Erin Mendenhall entered public service 15 years ago when she learned that the air quality in Salt Lake City was so bad, it could take two years off the life of her newborn son. Instead of walking away, Erin decided to get to work.
She joined Utah Moms for Clean Air and started as an activist, soon recognizing the potential in moving from activism to having a seat at the table where decisions were made. Erin was determined to bring scientific understanding to air-quality discussions in the state legislature, our schools, and our community.
Erin co-founded a new non-profit organization, Breathe Utah, in 2010 and shifted from advocate to leader. Breathe Utah has created long-term change by teaching tens of thousands of Utah students about the importance of air quality, and how they can play an active role in improving it.

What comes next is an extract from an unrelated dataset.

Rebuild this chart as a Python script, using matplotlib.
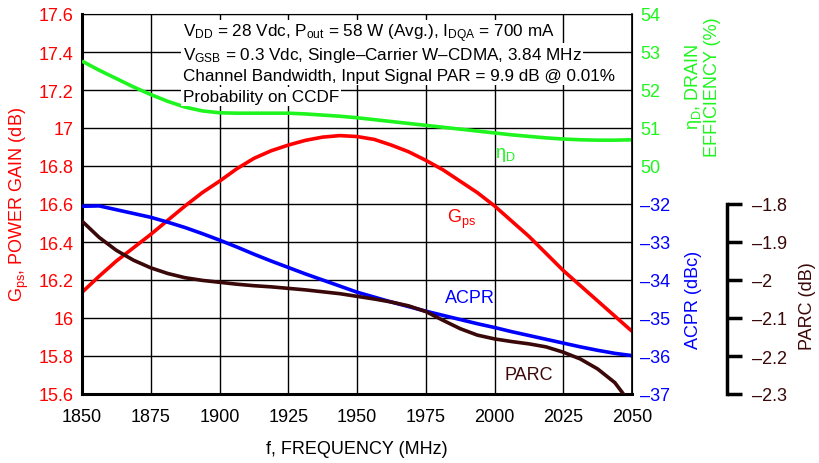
import numpy as np
import matplotlib
matplotlib.use("Agg")
import matplotlib.pyplot as plt

plt.rcParams['font.family'] = ['Liberation Sans', 'DejaVu Sans']
plt.rcParams['mathtext.fontset'] = 'custom'
plt.rcParams['mathtext.rm'] = 'Liberation Sans'
plt.rcParams['mathtext.it'] = 'Liberation Sans'

# ---- datos ----
freq = [1850, 1856.25, 1862.5, 1868.75, 1875, 1881.25, 1887.5, 1893.75, 1900,
        1906.25, 1912.5, 1918.75, 1925, 1931.25, 1937.5, 1943.75, 1950,
        1956.25, 1962.5, 1968.75, 1975, 1981.25, 1987.5, 1993.75, 2000,
        2006.25, 2012.5, 2018.75, 2025, 2031.25, 2037.5, 2043.75, 2050]
gps = [16.135, 16.22, 16.30, 16.37, 16.44, 16.515, 16.59, 16.66, 16.72,
       16.785, 16.84, 16.88, 16.91, 16.935, 16.952, 16.96, 16.955,
       16.94, 16.91, 16.875, 16.83, 16.78, 16.72, 16.66, 16.59,
       16.51, 16.43, 16.34, 16.25, 16.17, 16.09, 16.01, 15.93]
eff = [52.76, 52.52, 52.30, 52.08, 51.88, 51.70, 51.55, 51.45, 51.40,
       51.39, 51.39, 51.39, 51.39, 51.37, 51.34, 51.31, 51.27,
       51.22, 51.17, 51.12, 51.07, 51.02, 50.97, 50.92, 50.87,
       50.82, 50.78, 50.74, 50.71, 50.69, 50.68, 50.68, 50.69]
acpr = [-32.06, -32.05, -32.15, -32.25, -32.35, -32.48, -32.62, -32.78, -32.95,
        -33.13, -33.32, -33.50, -33.67, -33.84, -34.00, -34.16, -34.32,
        -34.45, -34.58, -34.70, -34.82, -34.93, -35.04, -35.15, -35.25,
        -35.36, -35.46, -35.56, -35.66, -35.76, -35.85, -35.93, -35.99]
parc = [-1.845, -1.888, -1.922, -1.948, -1.968, -1.983, -1.994, -2.001, -2.006,
        -2.011, -2.015, -2.018, -2.022, -2.026, -2.031, -2.036, -2.043,
        -2.050, -2.058, -2.068, -2.083, -2.106, -2.128, -2.145, -2.155,
        -2.162, -2.168, -2.176, -2.190, -2.208, -2.234, -2.270, -2.330]

xticks = [1850, 1875, 1900, 1925, 1950, 1975, 2000, 2025, 2050]
gps_ticks = [15.6, 15.8, 16, 16.2, 16.4, 16.6, 16.8, 17, 17.2, 17.4, 17.6]
eff_ticks = [50, 51, 52, 53, 54]
acpr_ticks = [-37, -36, -35, -34, -33, -32]
parc_ticks = [-2.3, -2.2, -2.1, -2.0, -1.9, -1.8]

RED = '#ff0000'
GREEN = '#1ef51e'
BLUE = '#0000ff'
BROWN = '#3a0808'

fig = plt.figure(figsize=(8.2, 4.64), dpi=100)
ax = fig.add_axes([82/820, 1 - 395/464, 550/820, 380/464])

def dash(v):
    s = ('%g' % v)
    return s.replace('-', '\u2013')

# eje principal: ganancia
ax.set_xlim(1850, 2050)
ax.set_ylim(15.6, 17.6)
ax.set_xticks(xticks)
ax.set_yticks(gps_ticks)
ax.set_yticklabels([dash(v) for v in gps_ticks])
ax.tick_params(axis='both', length=0, labelsize=13, pad=6)
ax.tick_params(axis='x', pad=10)
ax.tick_params(axis='y', colors=RED)
ax.tick_params(axis='x', colors='black')
ax.grid(True, color='black', lw=1)
for s in ['left', 'bottom']:
    ax.spines[s].set_linewidth(2.2)
ax.set_xlabel('f, FREQUENCY (MHz)', fontsize=13)
ax.xaxis.set_label_coords(0.5, -0.12)
ax.set_ylabel('G$_{\\mathregular{ps}}$, POWER GAIN (dB)', color=RED, fontsize=13)
ax.yaxis.set_label_coords(-0.093, 0.5)

# eficiencia
ax_eff = ax.twinx()
ax_eff.set_ylim(44, 54)
ax_eff.set_yticks(eff_ticks)
ax_eff.set_yticklabels([dash(v) for v in eff_ticks])
ax_eff.tick_params(length=0, labelsize=13, colors=GREEN, pad=6)
ax_eff.set_ylabel('\u03b7$_{\\mathregular{D}}$, DRAIN\nEFFICIENCY (%)', color=GREEN,
                  fontsize=13, linespacing=1.0)
ax_eff.yaxis.set_label_coords(1.092, 0.81)

# ACPR
ax_acpr = ax.twinx()
ax_acpr.set_ylim(-37, -27)
ax_acpr.set_yticks(acpr_ticks)
ax_acpr.set_yticklabels([dash(v) for v in acpr_ticks])
ax_acpr.tick_params(length=0, labelsize=13, colors=BLUE, pad=6)
ax_acpr.set_ylabel('ACPR (dBc)', color=BLUE, fontsize=13)
ax_acpr.yaxis.set_label_coords(1.096, 0.25)

# PARC
ax_parc = ax.twinx()
ax_parc.set_ylim(-2.3, -1.3)
ax_parc.spines['right'].set_position(('axes', (727 - 82) / 550))
ax_parc.spines['right'].set_bounds(-2.3, -1.8)
ax_parc.spines['right'].set_linewidth(2.5)
ax_parc.set_yticks(parc_ticks)
ax_parc.set_yticklabels([dash(v) for v in parc_ticks])
ax_parc.tick_params(length=11, width=2.5, labelsize=13, colors=BROWN, pad=7)
ax_parc.tick_params(axis='y', color='black')
ax_parc.set_ylabel('PARC (dB)', color=BROWN, fontsize=13)
ax_parc.yaxis.set_label_coords(1.303, 0.235)
for a in [ax_eff, ax_acpr, ax_parc]:
    for s in ['top', 'left', 'bottom']:
        a.spines[s].set_visible(False)
ax_eff.spines['right'].set_visible(False)
ax_acpr.spines['right'].set_linewidth(1.2)

# curvas
ax_eff.plot(freq, eff, color=GREEN, lw=2.6, solid_capstyle='butt')
ax.plot(freq, gps, color=RED, lw=2.6, solid_capstyle='butt')
ax_acpr.plot(freq, acpr, color=BLUE, lw=2.6, solid_capstyle='butt')
ax_parc.plot(freq, parc, color=BROWN, lw=2.6, solid_capstyle='butt')

# textos
notes = ['V$_{\\mathregular{DD}}$ = 28 Vdc, P$_{\\mathregular{out}}$ = 58 W (Avg.), I$_{\\mathregular{DQA}}$ = 700 mA',
         'V$_{\\mathregular{GSB}}$ = 0.3 Vdc, Single\u2013Carrier W\u2013CDMA, 3.84 MHz',
         'Channel Bandwidth, Input Signal PAR = 9.9 dB @ 0.01%',
         'Probability on CCDF']
ypos = [0.950, 0.893, 0.838, 0.782]
for t, yy in zip(notes, ypos):
    ax_parc.text(0.183, yy, t, transform=ax.transAxes, fontsize=12.3, va='center', ha='left',
                 bbox=dict(fc='white', ec='none', pad=1.5), zorder=5)

ax_parc.text(0.77, 0.632, '\u03b7$_{\\mathregular{D}}$', transform=ax.transAxes, color=GREEN,
             fontsize=13, ha='center', va='center')
ax_parc.text(0.69, 0.462, 'G$_{\\mathregular{ps}}$', transform=ax.transAxes, color=RED,
             fontsize=13, ha='center', va='center')
ax_parc.text(0.706, 0.255, 'ACPR', transform=ax.transAxes, color=BLUE,
             fontsize=13, ha='center', va='center')
ax_parc.text(0.812, 0.05, 'PARC', transform=ax.transAxes, color=BROWN,
             fontsize=13, ha='center', va='center')

fig.savefig('out.png', dpi=100)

After being appointed to our state’s Air Quality Board in 2014, Erin was elected and re-elected as its chair. The Board is the state’s top air-quality regulator, working to balance Utah’s growth and development with the protections for the air we breathe.
Air quality is the lens through which Erin views every issue. No one will work harder in City Hall to clean our air, and no one is better qualified to deliver actual results for our city.
Erin has represented District 5 on the City Council since 2013, serving the Ballpark, Central 9th, Liberty Wells, East Liberty Park and Wasatch Hollow neighborhoods.
She has worked hard to earn a reputation as a policy wonk, ready and eager to get into the weeds of an issue, roll up her sleeves and get to work.
Erin scoured the city budget to find $21 million for an innovative affordable housing partnership program. The program incentivized private developers to include affordable units in their housing projects, and is on track to result in produce over 3,000 new units of affordable housing in the city. Erin and her Council colleagues also found an ongoing funding stream for the Housing Trust Fund, which, as a result, has built, renovated, or converted another 833 units in just the last three years.
Erin’s work on the Council is why there are twice as many road crews fixing our badly neglected streets today. She also led the creation of the city’s first women-only homeless resource center and expanded bus routes in the city.
As chair of the City Council in 2018, Erin stood up to state leaders who stole the city’s tax revenue and land-use authority to build an Inland Port in the city’s Northwest Quadrant. She reopened negotiations with state leaders and won valuable concessions to protect the city’s health and long-term interests.
Erin has a vision for a better Salt Lake City: one with cleaner air, stronger neighborhoods, and wider access to economic opportunities for all its residents. She will work hard to make it easier and more affordable for residents to calls Salt Lake City “home.” She will build a tech ecosystem in the city so innovative, high-paying jobs stop slipping away to the Silicon Slopes, and she will make it easier for residents in every neighborhood to access the opportunities, the services, and the resources Salt Lake City has to offer.
Erin has lived in Salt Lake City for more than 20 years and she knows how important it is for the community to work together. She has cultivated deep relationships with the heads of our community councils and leaders in the business, academic, and faith communities.
Erin earned a master’s degree in science and technology from the University of Utah and is mom to Cash, Everett, and Milå. She and her husband, Kyle LaMalfa, live in the Central 9th neighborhood.